Monday, December 15, 2014

The Pinkprint | Nicki Minaj


★★★☆☆

This summer was definitely an Iggy season, but female rap veteran Nicki Minaj has tried to regain control over the fall and spring of this year. After throwing on countless bizarre wigs and quickly pulling a stunt as a RedOne-fueled pop act ("Starships," "Pound The Alarm"), Minaj decided to regroup and restart at square one: the core rap and R&B. She debuted an au naturel appearance earlier this year with "Pills n Potions," the lead cut from The Pinkprint that fell flat of commercial expectations. Even after huge hits with pop vocal sirens Jessie J and Ariana Grande on "Bang Bang" and the outrageous, Sir Mix-a-Lot-sampling "Anaconda," she still managed to upkeep the natural hairdo and only put on a few faux Lady Gaga outfits.

Her image reinvention may have seemed solely external, but she sure did prove us all wrong there. Minaj greets listeners on the album's opener at her most intimate and genuine yet: "All Things Go" delivers a heavy R&B beat with a sprawling rap about the death of her cousin and her strained family ties after her success as a recording artist. It also reveals that Minaj lost a child (it is not specified whether it was via miscarriage or abortion) sixteen years ago.

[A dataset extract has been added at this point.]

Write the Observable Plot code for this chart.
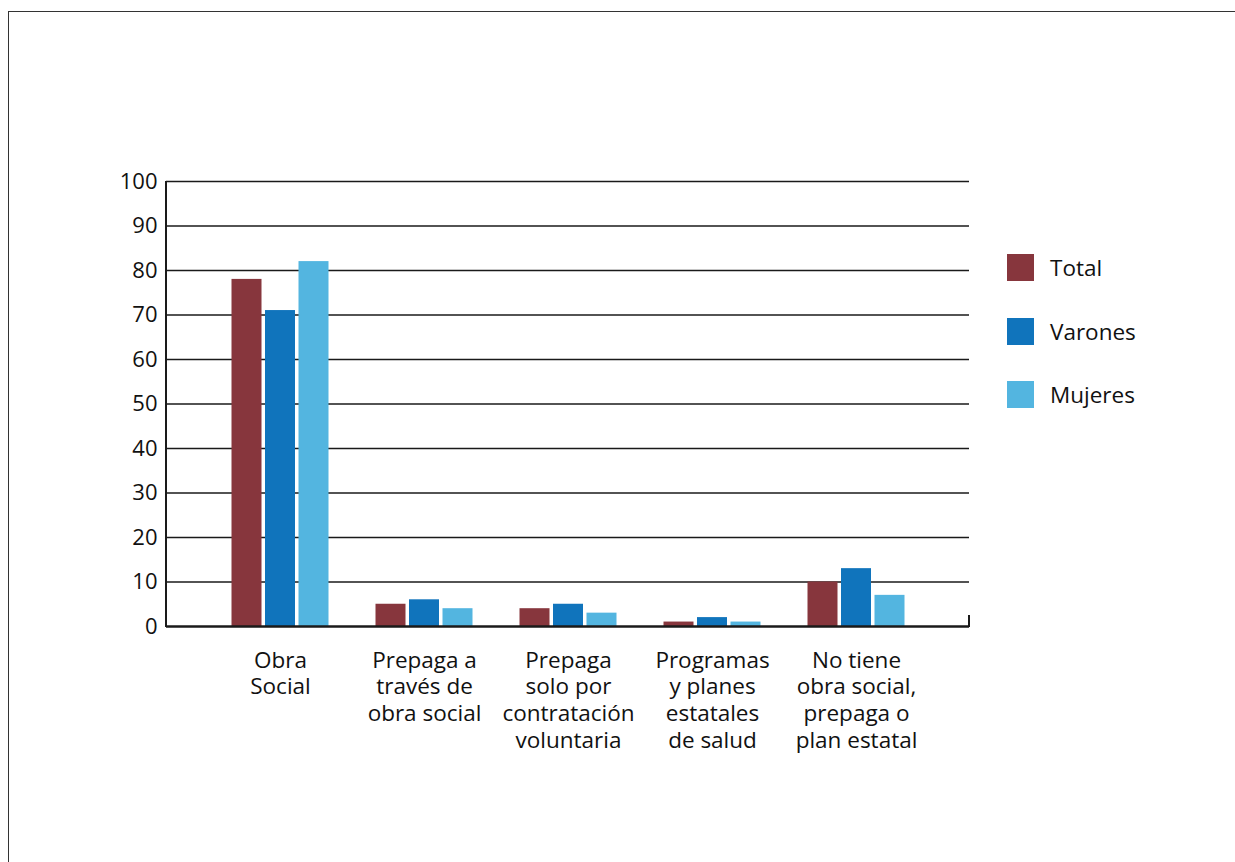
<!DOCTYPE html>
<html>
<head>
<meta charset="utf-8">
<script src="https://cdn.jsdelivr.net/npm/d3@7"></script>
<script src="https://cdn.jsdelivr.net/npm/@observablehq/plot@0.6"></script>
<style>
  html, body { margin: 0; padding: 0; background: #fff; overflow: hidden; width: 1235px; height: 862px; }
  #wrap { position: relative; width: 1235px; height: 862px; font-family: "Open Sans", Lato, sans-serif; }
  #border { position: absolute; left: 8px; top: 11px; width: 1300px; height: 900px; border-top: 1.5px solid #333; border-left: 1.5px solid #333; }
  #chart { position: absolute; left: 0; top: 0; }
  .leg { position: absolute; left: 1007px; display: flex; align-items: center; font-size: 22.5px; color: #111; }
  .leg .sw { width: 27px; height: 27px; margin-right: 16px; }
</style>
</head>
<body>
<div id="wrap">
  <div id="border"></div>
  <div id="chart"></div>
  <div id="legend"></div>
</div>
<script>
const categories = [
  "Obra Social",
  "Prepaga a través de obra social",
  "Prepaga solo por contratación voluntaria",
  "Programas y planes estatales de salud",
  "No tiene obra social, prepaga o plan estatal"
];
const tickLabels = [
  "Obra\nSocial",
  "Prepaga a\ntravés de\nobra social",
  "Prepaga\nsolo por\ncontratación\nvoluntaria",
  "Programas\ny planes\nestatales\nde salud",
  "No tiene\nobra social,\nprepaga o\nplan estatal"
];
const series = ["Total", "Varones", "Mujeres"];
const total   = [78, 5, 4, 1, 10];
const varones = [71, 6, 5, 2, 13];
const mujeres = [82, 4, 3, 1, 7];
const colors = ["#87363D", "#1074BC", "#53B5E0"];
const yTicks = [0, 10, 20, 30, 40, 50, 60, 70, 80, 90, 100];

const values = { Total: total, Varones: varones, Mujeres: mujeres };
const rows = [];
series.forEach(s => categories.forEach((c, i) => rows.push({ series: s, category: c, value: values[s][i] })));
const offsets = { Total: -33.5, Varones: 0, Mujeres: 33.5 };

const chart = Plot.plot({
  width: 1235,
  height: 862,
  marginLeft: 166,
  marginRight: 266,
  marginTop: 181,
  marginBottom: 236,
  style: { fontFamily: "'Open Sans', Lato, sans-serif", color: "#111", background: "transparent" },
  x: { domain: categories, paddingInner: 0.7927, paddingOuter: 0.67, label: null },
  y: { domain: [0, 100], label: null },
  color: { domain: series, range: colors },
  marks: [
    Plot.ruleY(yTicks.filter(d => d > 0), { stroke: "#1a1a1a", strokeWidth: 1.5 }),
    ...series.map(s => Plot.barY(rows.filter(r => r.series === s), {
      x: "category", y: "value", fill: "series", dx: offsets[s]
    })),
    Plot.ruleY([0], { stroke: "#1a1a1a", strokeWidth: 2.5 }),
    Plot.axisY({ ticks: yTicks, tickSize: 0, tickPadding: 9, fontSize: 22, label: null }),
    Plot.axisX({ tickSize: 0, tickPadding: 22, fontSize: 22.5, lineHeight: 1.19, label: null,
      tickFormat: d => tickLabels[categories.indexOf(d)] })
  ]
});

const xs = chart.scale("x");
const ys = chart.scale("y");
const svg = d3.select(chart);
svg.append("line")
  .attr("x1", xs.range[0]).attr("x2", xs.range[0])
  .attr("y1", ys.apply(0) + 1).attr("y2", ys.apply(100))
  .attr("stroke", "#1a1a1a").attr("stroke-width", 2);
svg.append("line")
  .attr("x1", xs.range[1]).attr("x2", xs.range[1])
  .attr("y1", ys.apply(0) + 1).attr("y2", ys.apply(2.5))
  .attr("stroke", "#1a1a1a").attr("stroke-width", 2);

document.getElementById("chart").appendChild(chart);

const legendTops = [252, 315.5, 379];
const legend = document.getElementById("legend");
series.forEach((s, i) => {
  const item = document.createElement("div");
  item.className = "leg";
  item.style.top = legendTops[i] + "px";
  item.innerHTML = `<div class="sw" style="background:${colors[i]}"></div><span>${s}</span>`;
  legend.appendChild(item);
});
</script>
</body>
</html>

Other tracks, such as the Mike WiLL Made-It track "I Lied" and the aforementioned "Pills n Potions," just find Minaj in a clearly vulnerable state. R&B isn't just used to convey a string of sob stories, though. While "Anaconda" oozes the crazy '90s hip-hop sounds of the song it samples, it remains an outlier against modern, yet stale, productions tactics on tracks like "Trini Dem Girls" and "Four Door Aventador."

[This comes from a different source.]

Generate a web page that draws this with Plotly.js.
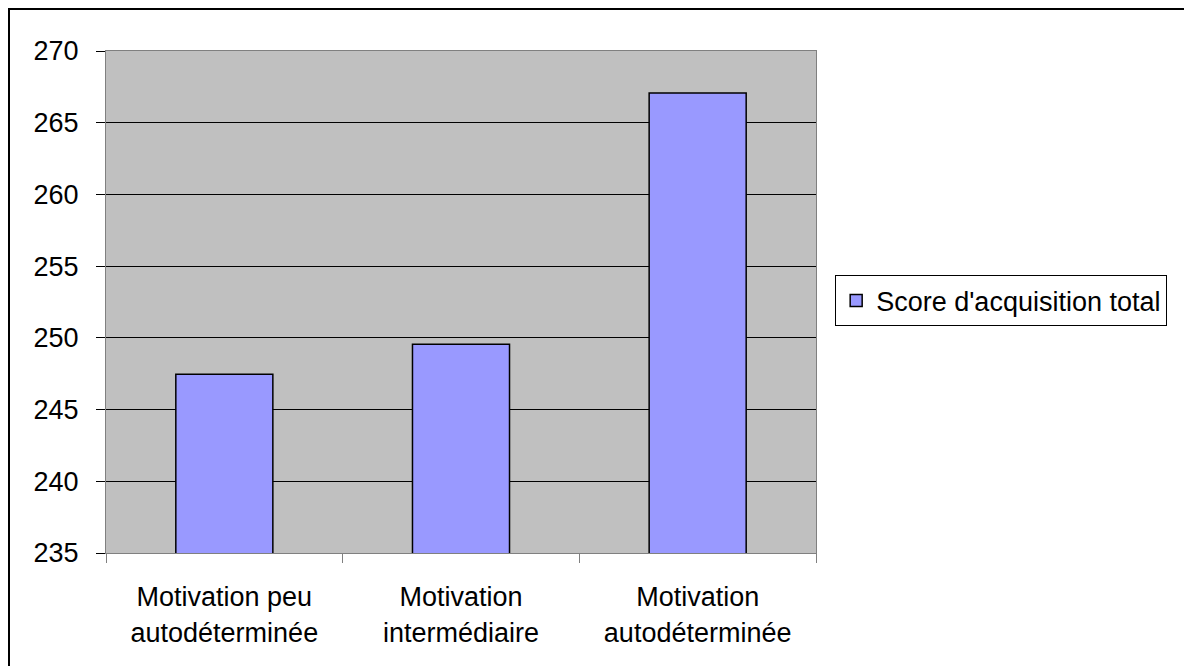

Despite the R&B tracks holding this album up and the multiple hints that she was done toying with pop anthem production, she invited alleged rapist Dr. Luke back in on multiple production credits and handed vocal credits to new friends Ariana Grande, Beyoncé, and Skylar Grey. Queen Bey's presence is quite minimal on "Feeling Myself" compared to Grande's appearance on the Katy Perry-penned "Get on Your Knees" and Grey's understated chorus in "Bed of Lies," but just having Beyoncé's name appear in the credits is quite an accomplishment. Minaj also embraces the pop ballad format in the album's finale, "Grand Piano," and a rough synthpop feel on "The Night is Young" (a lot of Dr. Luke's influence can be heard on the latter track specifically).

Nicki Minaj does a sufficient job at finding her own path in this forest of 16 tracks. Her nearest competitors each went their own ways. With Azealia Banks leaning towards heavy house and Iggy Azalea catering to a combination of pop and trap audiences, Minaj slid right back to home plate sonically as a rap artist. She may veer a little off-course in terms of cohesion (still looking at you, Sir Mix-a-Lot booty-bouncing re-work), but she has a consistent vision for the album overall. Sadly, while she may have left her personal fingerprint smudges all over these tracks, the album eventually become one big smudge of R&B beats and Minaj's signature rap accent; nothing really separates some of these songs from one another. Yet, for leaving the genre that gave her the most success and going back to her roots, I give Nicki Minaj some credit.

The Pinkprint is out now under Cash Money Records. An exclusive version can be found at Target department stores.